Rowe, too, had some difficulty keeping things straight when ward 3 had been skipped. It took a series of votes for Baechler from Baechler, Branscombe, Matt Brown and Hubert, for Polhill by VanMeerbergen, for Henderson by himself, and for Baechler by Denise Brown, before it was fully sorted out. At the request of Usher, Swan cast his vote for Polhill rather than waiting until all others had voted. Then Usher voted for himself and White voted for Polhill.
Rowe announced the results: Polhill 5, Baechler 7, Henderson 1, Usher 1.
It was a cliff hanger. The best that Polhill could hope for was a tie, unless someone changed his vote. But what would Henderson and Usher do?

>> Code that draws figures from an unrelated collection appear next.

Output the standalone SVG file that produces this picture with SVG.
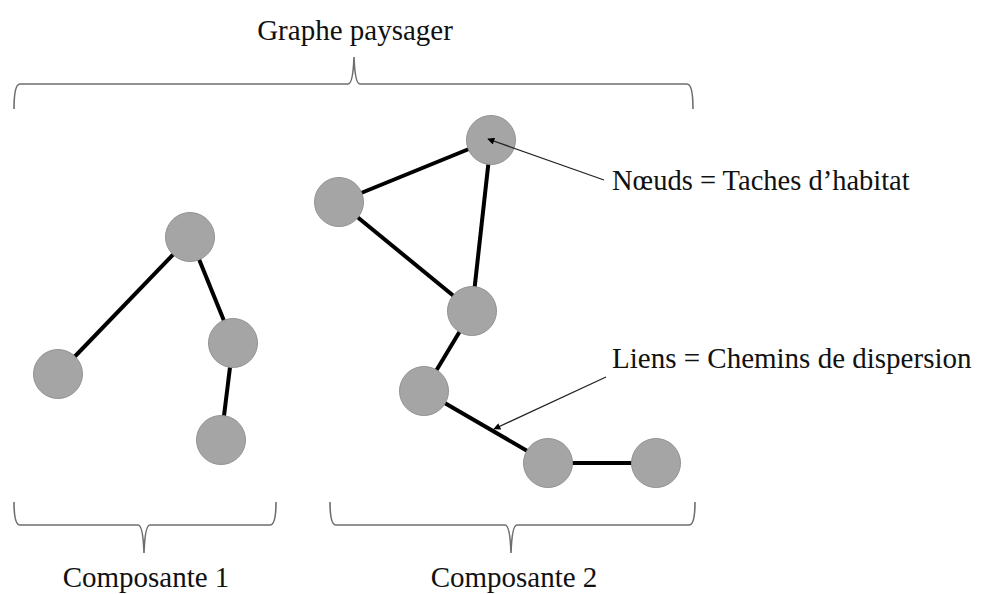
<svg xmlns="http://www.w3.org/2000/svg" width="981" height="594" viewBox="0 0 981 594">
<defs>
<style>
.brace{fill:none;stroke:#6e6e6e;stroke-width:1.6}
.edge{stroke:#000;stroke-width:4;stroke-linecap:butt}
.node{fill:#a5a5a5;stroke:#939393;stroke-width:1}
.lbl{font-family:"Liberation Serif","Times New Roman",serif;font-size:29px;fill:#111}
.ptr{stroke:#222;stroke-width:1.3;fill:none}
</style>
<marker id="ah" viewBox="0 0 10 10" refX="9" refY="5" markerWidth="9" markerHeight="7" markerUnits="userSpaceOnUse" orient="auto">
<path d="M0,0 L10,5 L0,10 z" fill="#000"/>
</marker>
</defs>
<rect width="981" height="594" fill="#fff"/>
<g id="braces">
<path class="brace" d="M14,109 Q14,84 20,84 L348,84 Q353,84 354,57 Q355,84 360,84 L687,84 Q693,84 693,109"/>
<path class="brace" d="M14,502 Q14,525 20,525 L138,525 Q143,525 144,553 Q145,525 150,525 L270,525 Q276,525 276,502"/>
<path class="brace" d="M330,502 Q330,525 336,525 L505,525 Q510,525 511,553 Q512,525 517,525 L689,525 Q695,525 695,502"/>
</g>
<g id="connectors">
<line class="edge" x1="190" y1="237" x2="58" y2="374"/>
<line class="edge" x1="190" y1="237" x2="233" y2="343"/>
<line class="edge" x1="233" y1="343" x2="221" y2="440"/>
<line class="edge" x1="491" y1="140" x2="339" y2="202"/>
<line class="edge" x1="491" y1="140" x2="472" y2="311"/>
<line class="edge" x1="339" y1="202" x2="472" y2="311"/>
<line class="edge" x1="472" y1="311" x2="424" y2="391"/>
<line class="edge" x1="424" y1="391" x2="548" y2="463"/>
<line class="edge" x1="548" y1="463" x2="656" y2="463"/>
</g>
<g id="n1"><circle class="node" cx="190" cy="237" r="24.5"/></g>
<g id="n2"><circle class="node" cx="233" cy="343" r="24.5"/></g>
<g id="n3"><circle class="node" cx="58" cy="374" r="24.5"/></g>
<g id="n4"><circle class="node" cx="221" cy="440" r="24.5"/></g>
<g id="n5"><circle class="node" cx="491" cy="140" r="24.5"/></g>
<g id="n6"><circle class="node" cx="339" cy="202" r="24.5"/></g>
<g id="n7"><circle class="node" cx="472" cy="311" r="24.5"/></g>
<g id="n8"><circle class="node" cx="424" cy="391" r="24.5"/></g>
<g id="n9"><circle class="node" cx="548" cy="463" r="24.5"/></g>
<g id="n10"><circle class="node" cx="656" cy="463" r="24.5"/></g>
<g id="pointers">
<line class="ptr" x1="604" y1="180" x2="488" y2="139" marker-end="url(#ah)"/>
<line class="ptr" x1="606" y1="377" x2="494" y2="429" marker-end="url(#ah)"/>
</g>
<g id="labels">
<text class="lbl" x="355" y="40" text-anchor="middle">Graphe paysager</text>
<text class="lbl" x="612" y="190" style="font-size:28.5px">Nœuds = Taches d’habitat</text>
<text class="lbl" x="612" y="368">Liens = Chemins de dispersion</text>
<text class="lbl" x="146" y="587" text-anchor="middle">Composante 1</text>
<text class="lbl" x="514" y="587" text-anchor="middle">Composante 2</text>
</g>
</svg>
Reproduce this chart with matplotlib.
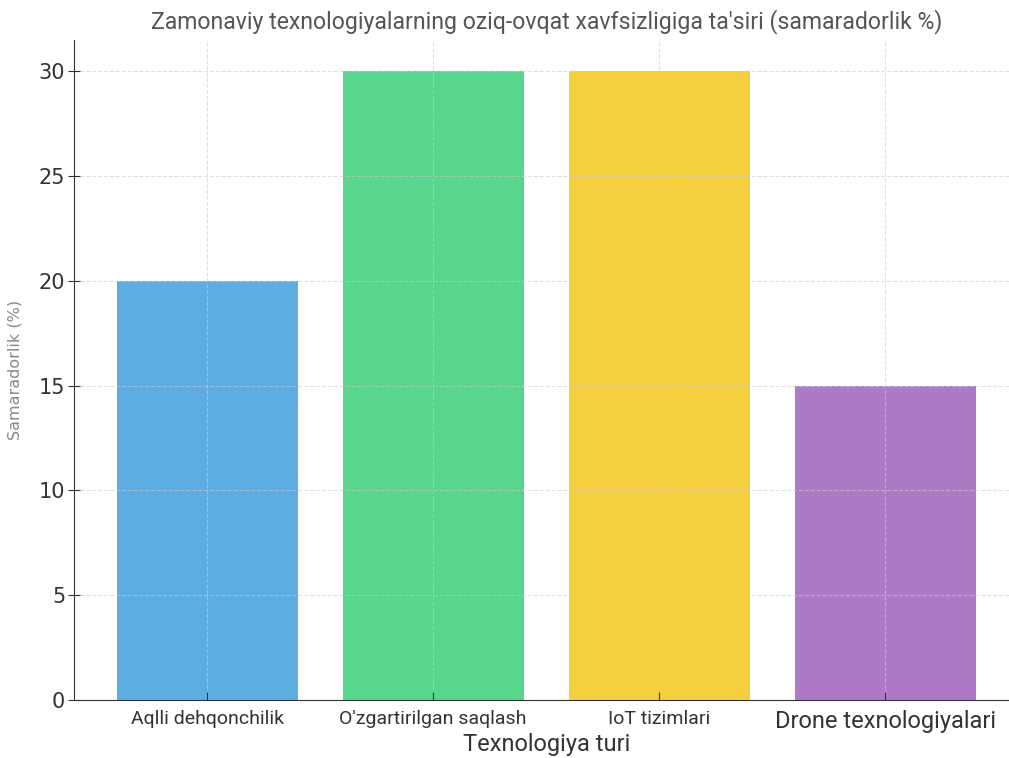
import matplotlib.pyplot as plt

texnologiyalar = ["Aqlli dehqonchilik", "O'zgartirilgan saqlash", "IoT tizimlari", "Drone texnologiyalari"]
samaradorlik = [20, 30, 30, 15]
ranglar = ["#5DADE2", "#58D68D", "#F4D03F", "#AF7AC5"]

shrift = "Roboto"

fig = plt.figure(figsize=(10.09, 7.58), dpi=100)
ax = fig.add_axes([73.7 / 1009, 58 / 758, 945 / 1009, 660 / 758])

ax.bar(texnologiyalar, samaradorlik, color=ranglar, width=0.8, zorder=1)
ax.grid(True, linestyle="--", color="#cccccc", linewidth=0.8, alpha=0.6, zorder=3)
ax.set_axisbelow(False)

ax.set_ylim(0, 31.5)
ax.set_yticks([0, 5, 10, 15, 20, 25, 30])
ax.tick_params(axis="y", labelsize=15, colors="#333333", direction="inout", length=8, pad=2)
ax.tick_params(axis="x", direction="in", length=6, colors="#333333", pad=7)
for lab, fs in zip(ax.get_xticklabels(), [14, 14, 14, 17]):
    lab.set_fontfamily(shrift)
    lab.set_fontsize(fs)
    lab.set_color("#333333")

for s in ["top", "right"]:
    ax.spines[s].set_visible(False)
ax.spines["left"].set_color("#333333")
ax.spines["bottom"].set_color("#333333")

ax.set_title("Zamonaviy texnologiyalarning oziq-ovqat xavfsizligiga ta'siri (samaradorlik %)",
             fontsize=16.6, color="#555555", family=shrift, pad=8)
ax.set_xlabel("Texnologiya turi", fontsize=17, color="#333333", family=shrift, labelpad=0)
ax.set_ylabel("Samaradorlik (%)", fontsize=11.5, color="#888888", labelpad=12)

fig.savefig("out.png", dpi=100)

I was pretty sure that Henderson would go with Polhill. After all, they were both part of the eight people that, according to an earlier proclamation by Henderson, ruled London. I wasn't sure about Usher. He's unpredictable. He could be the kingmaker. But would he?
That appeared to be very much on Usher's mind too. "In the event that the next vote is a tie, what do we do?" he wanted to know.
Those of us breathless in the gallery wanted to know that too. Would the acting mayor get a second vote to break a tie? That would put Swan in the position of kingmaker, and he too was part of the Fontana 8.
He had been advised, said Swan, that they had to do one vote at a time so that they wouldn't be accused of "thinking ahead", something that they were becoming noted for.
They voted to put forward the new slate of Polhill and Baechler. All voted as expected, with Henderson casting in his lot with Polhill. Then it was Usher's turn.
"Councillor Usher," said the clerk. "Councillor Polhill; Coun..."
"Polhill," responded Usher.
There was a gasp in the gallery.
One more vote for Baechler. Then Sandy White had her turn.
"Baechler," she said, but quickly corrected herself. She had meant to say Polhill. Of course.
So there it was: another tied vote. What now?
They would put forward the same resolution, Swan said, "to see if it will hold."
Everyone was nervous, even the clerk. She invited Councillor Branscombe to choose between Councillor Polhill and Councillor Branscombe, and referred to the deputy clerk as Councillor Rowe.
"No thanks," said Rowe.
"Councillor Usher," said the clerk. "Councillor Polhill; Councillor Baechler."
"Baechler," replied Usher. A sigh of relief in the gallery.
Later, Usher explained his behaviour. "I wanted to vote for them both," he said. "So I did. First for Polhill, then for Baechler." He had known it would all come out alright, but he had certainly given many of us in the gallery a bit of a turn.
When the last vote was cast, the gallery burst out in a standing ovation. Polhill was quick to make it unanimous.
"We were close, there," he said. "Just one vote. That's how it often is."
But the vote to make it unanimous was not quite that. It was 13-0.
Sandy White had already left the room to confer with the campaign manager for the newly declared mayoralty candidate, Roger Caranci.